A number of years ago, I assisted psychologist Mark Stevens—a pioneer in working with athletes to prevent sexual violence—in an intervention with a college football program after members of the team were accused of sexually assaulting a woman at an off-campus party. Before the first of two workshops, I asked Stevens if he really thought that a few hours of talk could change the culture of sexual dominance that so commonly cements football team members’ loyalties while simultaneously putting women and vulnerable men at risk. Stevens answered no. “But,” he added, “if we can empower one or two guys who, down the road, might intervene in a situation to stop a sexual assault, then our work will have made the world safer for at least one woman.”

I still worry that such interventions do less to prevent acts of violence than they do to contain the public relations nightmare that sexual assaults create for athletics departments. Confirming that fear, a man I recently interviewed told me that he had been hired by a big-time college sports program to institute a violence prevention program, only to find it “incredibly disappointing” when he learned his employers had hired him mostly to work with male athletes of color to keep them eligible to play sports. “I thought that they were genuinely ready to do something, you know, make some changes… I got kind of duped. I had this particular background [in violence prevention] so that was really enticing for them, and they had no intention of actually letting me do any of that work.”

While some schools have adopted sexual assault prevention programs for some of their men’s sports teams, we just don’t know how well they work. We need good research that points to how, or under what conditions prevention programs within institutions like football (or the military) can actually succeed in mitigating gender-based violence. To have such an impact, I believe these interventions will need to confront how sexism is routinely intertwined with male entitlement and celebratory violence. To be truly successful, I suspect, such a program would render the game itself to be no longer football as we know it.
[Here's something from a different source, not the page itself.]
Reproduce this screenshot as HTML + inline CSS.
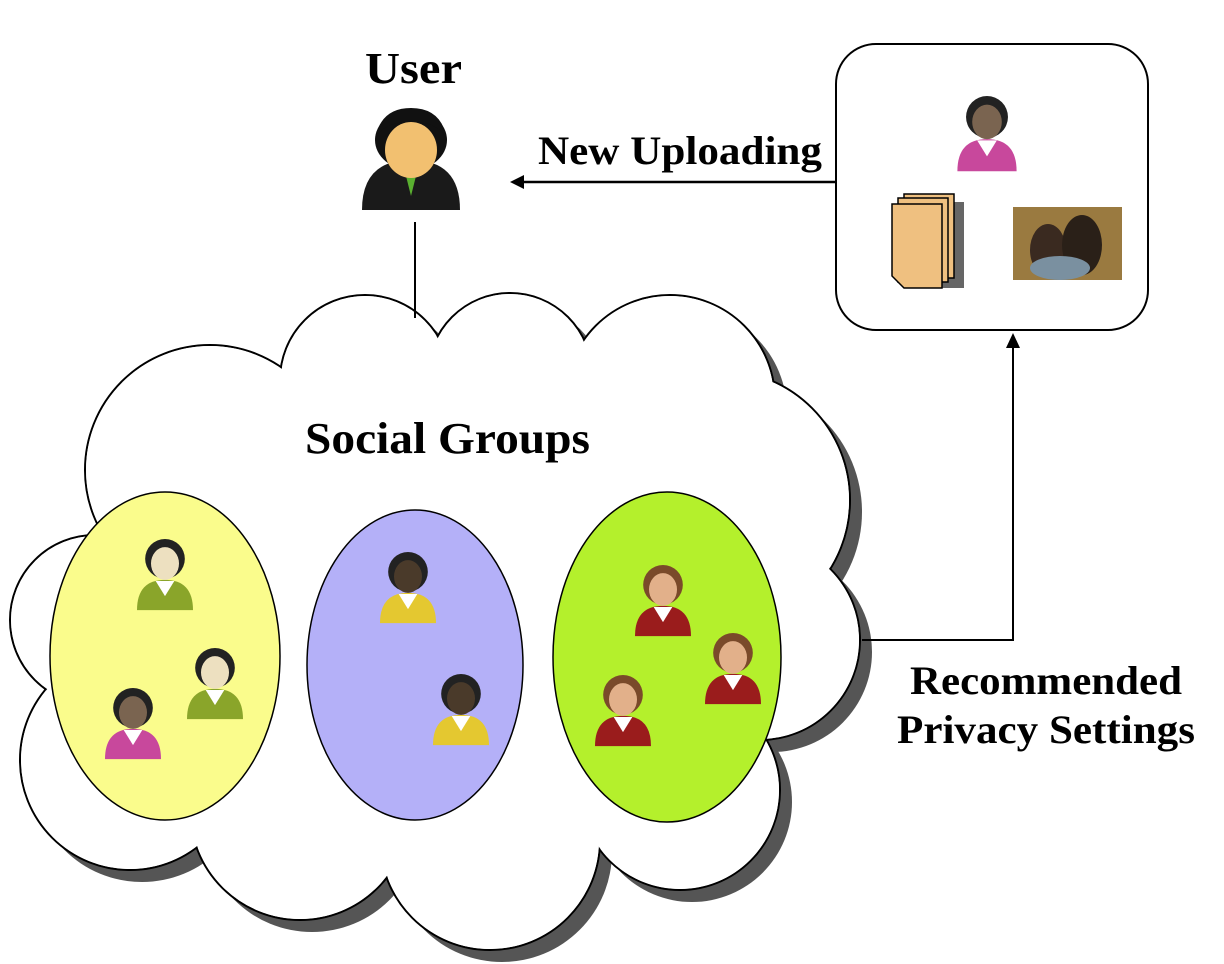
<!DOCTYPE html>
<html><head><meta charset="utf-8"><style>
html,body{margin:0;padding:0;background:#fff;}
svg{display:block;}
text{font-family:"Liberation Serif",serif;font-weight:bold;fill:#000;}
</style></head><body>
<svg width="1224" height="964" viewBox="0 0 1224 964" xmlns="http://www.w3.org/2000/svg">
<defs>
<symbol id="p" viewBox="0 0 60 66">
  <path d="M6,64 Q6,38 30,38 Q54,38 54,64 Z" fill="var(--b)"/>
  <path d="M22,39 L30,52 L38,39 Z" fill="#fff"/>
  <circle cx="30" cy="20" r="17" fill="var(--h)"/>
  <ellipse cx="30" cy="24" rx="12" ry="14" fill="var(--f)"/>
</symbol>
</defs>
<g fill="#555" transform="translate(12,12)">
<circle cx="210" cy="470" r="125"/><circle cx="365" cy="380" r="85"/><circle cx="510" cy="375" r="82"/>
<circle cx="670" cy="400" r="105"/><circle cx="720" cy="500" r="130"/><circle cx="760" cy="640" r="100"/>
<circle cx="680" cy="790" r="100"/><circle cx="490" cy="840" r="110"/><circle cx="300" cy="810" r="110"/>
<circle cx="130" cy="760" r="110"/><circle cx="95" cy="620" r="85"/><circle cx="450" cy="620" r="260"/>
</g>
<g fill="#fff" stroke="#000" stroke-width="2">
<circle cx="210" cy="470" r="125"/><circle cx="365" cy="380" r="85"/><circle cx="510" cy="375" r="82"/>
<circle cx="670" cy="400" r="105"/><circle cx="720" cy="500" r="130"/><circle cx="760" cy="640" r="100"/>
<circle cx="680" cy="790" r="100"/><circle cx="490" cy="840" r="110"/><circle cx="300" cy="810" r="110"/>
<circle cx="130" cy="760" r="110"/><circle cx="95" cy="620" r="85"/>
</g>
<g fill="#fff">
<circle cx="210" cy="470" r="124"/><circle cx="365" cy="380" r="84"/><circle cx="510" cy="375" r="81"/>
<circle cx="670" cy="400" r="104"/><circle cx="720" cy="500" r="129"/><circle cx="760" cy="640" r="99"/>
<circle cx="680" cy="790" r="99"/><circle cx="490" cy="840" r="109"/><circle cx="300" cy="810" r="109"/>
<circle cx="130" cy="760" r="109"/><circle cx="95" cy="620" r="84"/><circle cx="450" cy="620" r="260"/>
</g>
<text x="305" y="453" font-size="44" textLength="285" lengthAdjust="spacingAndGlyphs">Social Groups</text>
<ellipse cx="165" cy="656" rx="115" ry="164" fill="#fafc8c" stroke="#000" stroke-width="1.5"/>
<ellipse cx="415" cy="665" rx="108" ry="155" fill="#b4b0f8" stroke="#000" stroke-width="1.5"/>
<ellipse cx="667" cy="657" rx="114" ry="165" fill="#b4f02c" stroke="#000" stroke-width="1.5"/>
<g style="--b:#8aa52a;--h:#222;--f:#ede0c0"><use href="#p" x="130" y="535" width="70" height="78"/><use href="#p" x="180" y="644" width="70" height="78"/></g>
<g style="--b:#c8489c;--h:#222;--f:#7a6450"><use href="#p" x="98" y="684" width="70" height="78"/></g>
<g style="--b:#e4c830;--h:#222;--f:#4a3a2a"><use href="#p" x="373" y="548" width="70" height="78"/><use href="#p" x="426" y="670" width="70" height="78"/></g>
<g style="--b:#9a1c1c;--h:#7a4a2a;--f:#e2b08a"><use href="#p" x="628" y="560" width="70" height="80"/><use href="#p" x="698" y="628" width="70" height="80"/><use href="#p" x="588" y="670" width="70" height="80"/></g>
<text x="365" y="83" font-size="44" textLength="97" lengthAdjust="spacingAndGlyphs">User</text>
<path d="M362,210 Q362,160 411,160 Q460,160 460,210 Z" fill="#1a1a1a"/>
<path d="M404,168 L411,196 L418,168 Z" fill="#5ab030"/>
<ellipse cx="411" cy="140" rx="36" ry="30" fill="#111"/>
<ellipse cx="411" cy="150" rx="26" ry="28" fill="#f2c070"/>
<path d="M375,140 Q380,108 411,108 Q442,108 447,140 Q440,122 411,122 Q382,122 375,140Z" fill="#111"/>
<line x1="415" y1="222" x2="415" y2="318" stroke="#000" stroke-width="2"/>
<text x="538" y="164" font-size="40" textLength="284" lengthAdjust="spacingAndGlyphs">New Uploading</text>
<line x1="836" y1="182" x2="520" y2="182" stroke="#000" stroke-width="2.5"/>
<path d="M510,182 L524,175 L524,189 Z" fill="#000"/>
<rect x="836" y="44" width="312" height="286" rx="40" fill="#fff" stroke="#000" stroke-width="2"/>
<g style="--b:#c8489c;--h:#222;--f:#7a6450"><use href="#p" x="950" y="92" width="74" height="82"/></g>
<rect x="908" y="202" width="56" height="86" fill="#666"/>
<rect x="904" y="194" width="50" height="84" fill="#efc080" stroke="#000" stroke-width="1.5"/>
<rect x="898" y="198" width="50" height="84" fill="#efc080" stroke="#000" stroke-width="1.5"/>
<path d="M892,204 L942,204 L942,288 L904,288 L892,276 Z" fill="#efc080" stroke="#000" stroke-width="1.5"/>
<rect x="1013" y="207" width="109" height="73" fill="#9a7a40"/>
<ellipse cx="1048" cy="250" rx="18" ry="26" fill="#3a2a20"/>
<ellipse cx="1082" cy="245" rx="20" ry="30" fill="#2a2018"/>
<ellipse cx="1060" cy="268" rx="30" ry="12" fill="#7a90a0"/>
<polyline points="862,640 1013,640 1013,345" fill="none" stroke="#000" stroke-width="2"/>
<path d="M1013,333 L1006,348 L1020,348 Z" fill="#000"/>
<text x="910" y="694" font-size="40" textLength="272" lengthAdjust="spacingAndGlyphs">Recommended</text>
<text x="897" y="743" font-size="40" textLength="298" lengthAdjust="spacingAndGlyphs">Privacy Settings</text>
</svg>
</body></html>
Failure To Serve And Protect

by Carol Burke

Military scandals in the past two years have brought new attention to old problems: sexual harassment, sexual assault, and the potential for bias in the handling of these crimes. The general who commanded the 82nd Airborne was charged with forcible sodomy, indecent acts, and violating orders, and was issued a reprimand and ordered to pay a $20,000 fine. The commanders in charge of Lackland Air Force Base apparently didn’t realize that, over a two-year period, 62 recruits were assaulted by 33 drill instructors. Even those tasked with preventing sexual assault were charged with the crimes they had pledged to thwart. A lieutenant colonel who headed the Sexual Harassment and Assault Response Prevention program at Fort Campbell, Kentucky, was arrested and charged with stalking an ex-wife and sending her threatening emails in violation of a restraining order. A lieutenant colonel in charge of the Air Force Sexual Assault Prevention and Response Program was charged with the sexual battery of a stranger in a parking lot. His alleged victim, according to witnesses, took justice into her own hands and after pushing away the drunken officer, ran after him and punched him in the face. At trial, the officer was acquitted.

Ultimately, the scandal that ignited the outrage of several congresswomen was Lieutenant General Craig Franklin’s decision to overturn Lieutenant Colonel James Wilkerson’s court-martial conviction for sexual assault. To Franklin, it seemed incongruous that a man “who adored his wife and his 9-year-old son,” a man who as a pilot had flown in the same unit as him, and a man who had been selected “for promotion to full colonel, a wing inspector general, a career officer” could be a sexual predator. So Franklin exercised the power granted him and other commanders under the Uniform Code of Military Justice (UCMJ) to reverse any verdict without explanation. Although this might have looked at the time like the decision of an out-of-touch commander from his lonely and lofty post, identifying more with the plight of the accused than of the victim, emails related to the case revealed that generals of even higher rank than Franklin’s supported his decision.

According to the Defense Department’s own survey, 26,000 anonymous respondents claimed that they had been sexually assaulted in 2012, yet only 3,374 complaints were officially reported in that year. The incendiary mix of the skyrocketing rates of assault and the apparent indifference of some commanders to the plight of victims captured the attention of many women in Congress, and they demanded reform. These congresswomen, joined by some of their male colleagues, took aim at the heart of military culture, the sacrosanct military justice system, which can only be as impartial as the commander who oversees it. Senator Kristin Gillibrand (D-NY) proposed a two-part judicial system akin to those of many of our NATO Allies, a system that would take the most serious crimes like murder and sexual assault out of the chain of command and ensure that decisions to investigate, prosecute, and convict could not be arbitrarily reversed by a commander. In a statement issued December 20, 2013, Gillibrand said, “Nowhere in America do we allow a boss to decide if an employee was sexually assaulted or not, except in the United States military.”

Senator Claire McCaskill (D-MO) fashioned a more moderate compromise that left the investigation and adjudication of crimes of sexual assault in the hands of commanders but that lifted the five-year statute of limitations on courts-martial for sex-related crimes, criminalized retaliation by commanders (but not by peers), provided counsel for victims, and did away with the “good soldier defense.” The compromise carried the day, much to the chagrin of victims who regard the UCMJ as a system that often denies them justice.

For several years now the Department of Defense has required mandatory training intended to prevent sexual assault and sexual harassment, crafted public service announcements for broadcast on military TV stations, established hotlines for victims, and posted pleas in bathrooms on bases here and abroad for bystanders to step in when they see abuse taking place. Unfortunately, these costly efforts have failed to build trust in a military judicial system. Victims see these public campaigns as the military’s efforts to protect the institution and not them. As long as the investigation and adjudication of sexual assault cases remain within such a command-centric judicial system, the partiality of a single individual can easily trump justice.